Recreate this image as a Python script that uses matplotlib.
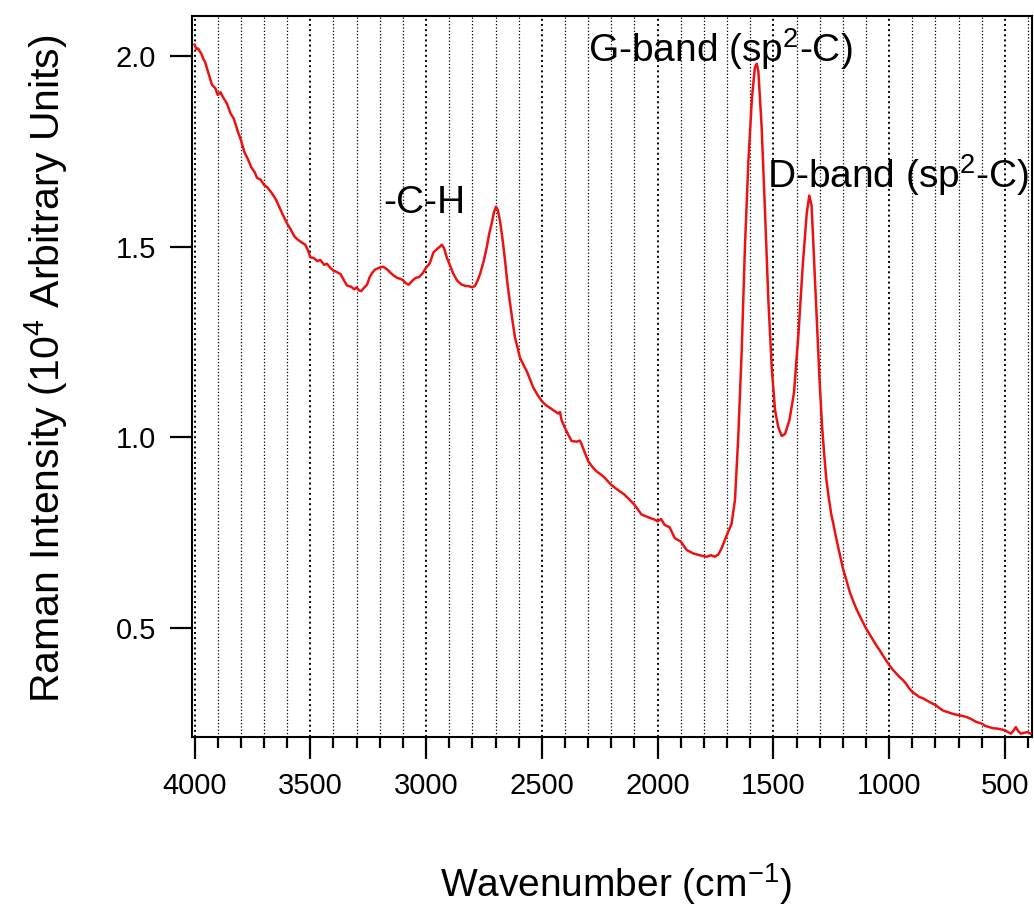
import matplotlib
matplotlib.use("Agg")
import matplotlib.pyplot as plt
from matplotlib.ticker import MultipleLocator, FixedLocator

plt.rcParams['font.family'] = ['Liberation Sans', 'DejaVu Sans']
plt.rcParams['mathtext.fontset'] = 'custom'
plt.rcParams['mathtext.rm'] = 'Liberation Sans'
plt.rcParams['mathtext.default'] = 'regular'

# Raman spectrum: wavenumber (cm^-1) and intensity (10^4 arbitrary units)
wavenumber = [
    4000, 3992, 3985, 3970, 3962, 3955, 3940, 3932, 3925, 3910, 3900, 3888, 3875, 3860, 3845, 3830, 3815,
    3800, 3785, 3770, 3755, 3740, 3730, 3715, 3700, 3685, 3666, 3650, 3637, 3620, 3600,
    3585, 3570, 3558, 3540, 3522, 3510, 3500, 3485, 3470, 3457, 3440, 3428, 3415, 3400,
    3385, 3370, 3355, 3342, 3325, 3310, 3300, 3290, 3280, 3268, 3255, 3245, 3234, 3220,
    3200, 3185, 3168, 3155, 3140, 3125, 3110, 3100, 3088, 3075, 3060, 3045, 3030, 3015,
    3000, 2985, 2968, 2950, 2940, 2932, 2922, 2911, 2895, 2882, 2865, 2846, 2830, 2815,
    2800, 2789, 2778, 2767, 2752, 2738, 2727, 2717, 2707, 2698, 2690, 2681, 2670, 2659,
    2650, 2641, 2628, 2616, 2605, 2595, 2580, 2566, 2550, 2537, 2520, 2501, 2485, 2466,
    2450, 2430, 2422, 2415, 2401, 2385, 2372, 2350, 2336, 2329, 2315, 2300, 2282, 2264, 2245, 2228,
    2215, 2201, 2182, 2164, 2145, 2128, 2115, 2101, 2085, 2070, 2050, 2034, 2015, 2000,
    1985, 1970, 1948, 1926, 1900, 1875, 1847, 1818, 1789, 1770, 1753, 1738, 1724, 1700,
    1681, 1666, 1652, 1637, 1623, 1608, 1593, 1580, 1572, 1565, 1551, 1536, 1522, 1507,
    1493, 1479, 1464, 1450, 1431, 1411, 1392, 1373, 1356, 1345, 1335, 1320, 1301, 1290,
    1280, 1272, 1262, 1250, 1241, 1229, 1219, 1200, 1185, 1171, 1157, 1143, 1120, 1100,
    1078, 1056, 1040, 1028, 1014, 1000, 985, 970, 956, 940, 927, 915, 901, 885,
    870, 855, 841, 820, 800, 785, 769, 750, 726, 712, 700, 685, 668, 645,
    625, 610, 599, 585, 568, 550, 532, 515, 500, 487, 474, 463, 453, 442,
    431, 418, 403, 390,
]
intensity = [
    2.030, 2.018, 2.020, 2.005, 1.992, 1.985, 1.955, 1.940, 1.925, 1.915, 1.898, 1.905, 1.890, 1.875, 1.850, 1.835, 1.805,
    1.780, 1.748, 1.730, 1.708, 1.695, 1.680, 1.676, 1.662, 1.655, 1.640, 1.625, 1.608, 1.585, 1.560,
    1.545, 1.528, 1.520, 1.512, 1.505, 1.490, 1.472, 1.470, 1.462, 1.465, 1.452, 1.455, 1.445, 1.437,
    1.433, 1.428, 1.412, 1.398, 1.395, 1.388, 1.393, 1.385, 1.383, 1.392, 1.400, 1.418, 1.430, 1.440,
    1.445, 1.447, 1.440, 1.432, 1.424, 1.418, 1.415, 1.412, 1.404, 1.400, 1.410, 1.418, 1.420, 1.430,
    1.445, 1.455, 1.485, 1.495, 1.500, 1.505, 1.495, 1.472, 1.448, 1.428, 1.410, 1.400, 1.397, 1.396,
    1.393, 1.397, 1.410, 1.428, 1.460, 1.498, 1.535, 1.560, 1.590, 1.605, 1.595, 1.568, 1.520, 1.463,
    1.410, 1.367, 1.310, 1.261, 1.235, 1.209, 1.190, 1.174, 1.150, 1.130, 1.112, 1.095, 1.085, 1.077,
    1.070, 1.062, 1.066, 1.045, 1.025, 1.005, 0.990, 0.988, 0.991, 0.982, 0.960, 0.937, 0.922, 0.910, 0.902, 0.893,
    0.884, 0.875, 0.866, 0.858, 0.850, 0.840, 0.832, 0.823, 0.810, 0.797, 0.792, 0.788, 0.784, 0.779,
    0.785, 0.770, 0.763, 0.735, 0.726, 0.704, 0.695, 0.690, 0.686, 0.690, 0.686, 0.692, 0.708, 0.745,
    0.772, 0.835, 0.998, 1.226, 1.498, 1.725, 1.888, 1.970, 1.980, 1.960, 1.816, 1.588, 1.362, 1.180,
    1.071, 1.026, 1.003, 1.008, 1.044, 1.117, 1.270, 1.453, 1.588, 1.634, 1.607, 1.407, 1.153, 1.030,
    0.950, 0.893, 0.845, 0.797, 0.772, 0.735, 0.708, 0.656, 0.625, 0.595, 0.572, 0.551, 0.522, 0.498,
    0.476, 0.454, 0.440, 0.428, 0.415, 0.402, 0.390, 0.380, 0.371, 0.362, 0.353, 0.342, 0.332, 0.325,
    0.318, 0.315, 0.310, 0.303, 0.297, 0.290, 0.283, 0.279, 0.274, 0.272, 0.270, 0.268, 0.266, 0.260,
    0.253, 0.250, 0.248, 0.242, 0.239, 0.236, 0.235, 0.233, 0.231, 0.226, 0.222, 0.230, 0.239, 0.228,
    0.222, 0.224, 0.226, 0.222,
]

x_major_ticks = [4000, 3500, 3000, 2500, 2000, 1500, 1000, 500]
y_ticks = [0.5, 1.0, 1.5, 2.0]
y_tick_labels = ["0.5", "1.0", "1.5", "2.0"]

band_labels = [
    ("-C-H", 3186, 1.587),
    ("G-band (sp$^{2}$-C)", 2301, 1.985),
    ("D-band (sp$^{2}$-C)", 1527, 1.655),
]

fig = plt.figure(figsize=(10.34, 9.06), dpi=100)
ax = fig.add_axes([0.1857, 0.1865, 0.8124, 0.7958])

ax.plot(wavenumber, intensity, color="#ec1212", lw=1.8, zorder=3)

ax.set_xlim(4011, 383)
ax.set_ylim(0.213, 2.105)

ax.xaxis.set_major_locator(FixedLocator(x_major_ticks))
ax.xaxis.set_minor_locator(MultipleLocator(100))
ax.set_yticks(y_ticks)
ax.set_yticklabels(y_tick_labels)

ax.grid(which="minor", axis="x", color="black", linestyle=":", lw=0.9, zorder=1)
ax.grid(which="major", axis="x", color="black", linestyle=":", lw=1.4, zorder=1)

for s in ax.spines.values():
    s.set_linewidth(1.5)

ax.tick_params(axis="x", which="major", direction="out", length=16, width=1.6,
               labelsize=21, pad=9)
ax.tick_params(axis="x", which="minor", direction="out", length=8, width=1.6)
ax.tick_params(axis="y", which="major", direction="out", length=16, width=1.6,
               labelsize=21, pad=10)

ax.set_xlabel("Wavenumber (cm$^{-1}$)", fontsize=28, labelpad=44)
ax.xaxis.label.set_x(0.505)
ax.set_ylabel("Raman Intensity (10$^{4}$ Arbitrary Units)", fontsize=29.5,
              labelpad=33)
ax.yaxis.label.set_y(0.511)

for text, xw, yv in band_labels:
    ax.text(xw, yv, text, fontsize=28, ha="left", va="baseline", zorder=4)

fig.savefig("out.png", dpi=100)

-----

Repeat only what lies between the start of the data and the end of the line containing "plt.rcParams['mathtext.default'] = 'regular'", exactly, with pictures left out.

Recreate this image as a Python script that uses matplotlib.
import matplotlib
matplotlib.use("Agg")
import matplotlib.pyplot as plt
from matplotlib.ticker import MultipleLocator, FixedLocator

plt.rcParams['font.family'] = ['Liberation Sans', 'DejaVu Sans']
plt.rcParams['mathtext.fontset'] = 'custom'
plt.rcParams['mathtext.rm'] = 'Liberation Sans'
plt.rcParams['mathtext.default'] = 'regular'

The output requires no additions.